# Failed NREMT..thoughts about EMTPrep.com



## machestnut (Feb 24, 2015)

Well I'm new to this forum and wanted to introduce myself.  I'm embarrassed to say that I failed the NREMT-B exam last Friday.  But instead of giving up, I signed up for EMTPREP.com and started to use them as a resource to pass it the next time.  I searched the forums and they were pretty old posts, so I wanted to see if recently anybody has used this site to help them pass the NREMT-B exam.  I was below passing on two categories for the exam, but I'm going to study all the categories to be sure I pass it.  What has been anybody's experience here with EMTPrep.com?

Thank you


----------



## wanderingmedic (Feb 24, 2015)

I have used both.
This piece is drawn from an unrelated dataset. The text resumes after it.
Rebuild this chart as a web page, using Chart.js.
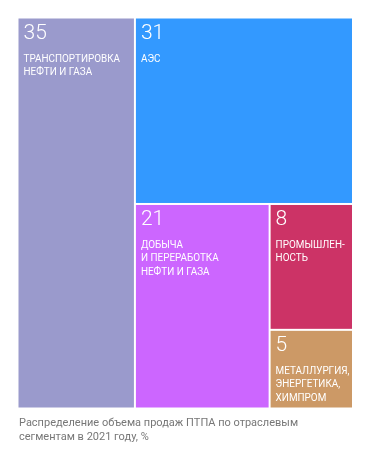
<!DOCTYPE html>
<html>
<head>
<meta charset="utf-8">
<script src="https://cdn.jsdelivr.net/npm/chart.js@4"></script>
<style>
  html, body { margin: 0; padding: 0; background: #fff; }
  #wrap { position: relative; width: 371px; height: 459px; }
  #caption {
    position: absolute; left: 19px; top: 416px;
    font: 11px/13.5px Roboto, sans-serif; color: #777;
  }
</style>
</head>
<body>
<div id="wrap">
  <canvas id="tree" width="371" height="459"></canvas>
  <div id="caption">Распределение объема продаж ПТПА по отраслевым<br>сегментам в 2021 году, %</div>
</div>
<script>
// ── data ──
const values = [35, 31, 21, 8, 5];
const labels = [
    ['ТРАНСПОРТИРОВКА', 'НЕФТИ И ГАЗА'],
    ['АЭС'],
    ['ДОБЫЧА', 'И ПЕРЕРАБОТКА', 'НЕФТИ И ГАЗА'],
    ['ПРОМЫШЛЕН-', 'НОСТЬ'],
    ['МЕТАЛЛУРГИЯ,', 'ЭНЕРГЕТИКА,', 'ХИМПРОМ'],
];
const colors = ['#9a9acc', '#3399ff', '#cc66ff', '#cc3366', '#cc9966'];

// alternating slice layout in data units (0..100 on both axes)
function layout(vals) {
    const r = { x0: 0, y0: 0, x1: 100, y1: 100 };
    let rest = vals.reduce((a, b) => a + b, 0);
    let vertical = true;
    return vals.map(v => {
        const f = v / rest;
        let cell;
        if (vertical) {
            const w = (r.x1 - r.x0) * f;
            cell = { x0: r.x0, y0: r.y0, x1: r.x0 + w, y1: r.y1 };
            r.x0 += w;
        } else {
            const h = (r.y1 - r.y0) * f;
            cell = { x0: r.x0, y0: r.y0, x1: r.x1, y1: r.y0 + h };
            r.y0 += h;
        }
        rest -= v;
        vertical = !vertical;
        return cell;
    });
}
const cells = layout(values);

// ── treemap drawing plugin ──
const treePlugin = {
    id: 'tree',
    afterDatasetsDraw(chart) {
        const { ctx, scales: { x, y } } = chart;
        ctx.save();
        cells.forEach((c, i) => {
            const l = x.getPixelForValue(c.x0) + 1;
            const r = x.getPixelForValue(c.x1) - 1;
            const t = y.getPixelForValue(c.y0) + 1;
            const b = y.getPixelForValue(c.y1) - 1;
            ctx.fillStyle = colors[i];
            ctx.fillRect(l, t, r - l, b - t);

            ctx.fillStyle = '#fff';
            ctx.textAlign = 'left';
            ctx.textBaseline = 'alphabetic';
            ctx.font = '300 21px Roboto, sans-serif';
            ctx.fillText(String(values[i]), l + 5, t + 20.5);
            // labels use a slightly narrowed face
            ctx.save();
            ctx.translate(l + 5, t + 43);
            ctx.scale(0.9, 1);
            ctx.font = '11px Roboto, sans-serif';
            labels[i].forEach((line, k) => {
                ctx.fillText(line, 0, k * 13.5);
            });
            ctx.restore();
        });
        ctx.restore();
    }
};

new Chart(document.getElementById('tree'), {
    type: 'scatter',
    data: { datasets: [{ data: [] }] },
    options: {
        responsive: false,
        animation: false,
        layout: {
            padding: { left: 17.5, top: 17.5, right: 18, bottom: 50.5 }
        },
        plugins: {
            legend: { display: false },
            tooltip: { enabled: false }
        },
        scales: {
            x: { type: 'linear', min: 0, max: 100, display: false },
            y: { type: 'linear', min: 0, max: 100, reverse: true, display: false }
        }
    },
    plugins: [treePlugin]
});
</script>
</body>
</html>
This one is better. Reread your textbook, and understand why you are doing what you are doing. A lot of people expect that knowledge of protocol is enough to pass the NR, when it simply isn't.


----------



## machestnut (Feb 24, 2015)

Thank you,,yeah i'm re-reading the study guides that I have from a prep course I went ahead and took..It breaks down each chapter for the exam.  I think a lot of it was that I was nervous and just didn't take my time.  I am studying more now and really focusing on my chapters.  Thank you for your reply


----------



## wtferick (Feb 24, 2015)

practice questions by checking out a study prep book from a library, i did that for a week prior to passing.

always get it down to two possible answers and if you notice the same question again, chances are you answered it wrong the first time.

Goodluck, youll get it!


----------



## machestnut (Feb 24, 2015)

wtferick said:


> practice questions by checking out a study prep book from a library, i did that for a week prior to passing.
> 
> always get it down to two possible answers and if you notice the same question again, chances are you answered it wrong the first time.
> 
> Goodluck, youll get it!



Thank you,,,yeah I really feel that I just psyched myself out when i took it.  I was really nervous for some reason and I should've just slowed down.  The breakdown was that I was above passing on Trauma, and fell below passing on Cardiology and Airway (Which shocked me).  I'm using EMTprep.com to help me with the scenario type questions and a study book for each section.  I will not go back in that room again the same way I did before.


----------



## Gurby (Feb 27, 2015)

Understand the content but don't waste too much time reading and re-reading chapters.  Do tons of practice questions!  Good luck!


----------



## gotbeerz001 (Feb 27, 2015)

Blah blah blah. Good luck.


----------



## Gurby (Feb 27, 2015)

gotshirtz001 said:


> Blah blah blah. Good luck.



I think technically the answer is "no"?  I'm done with my classroom and clinical stuff, jumping through hoops at the moment - hopefully taking tests soon.


----------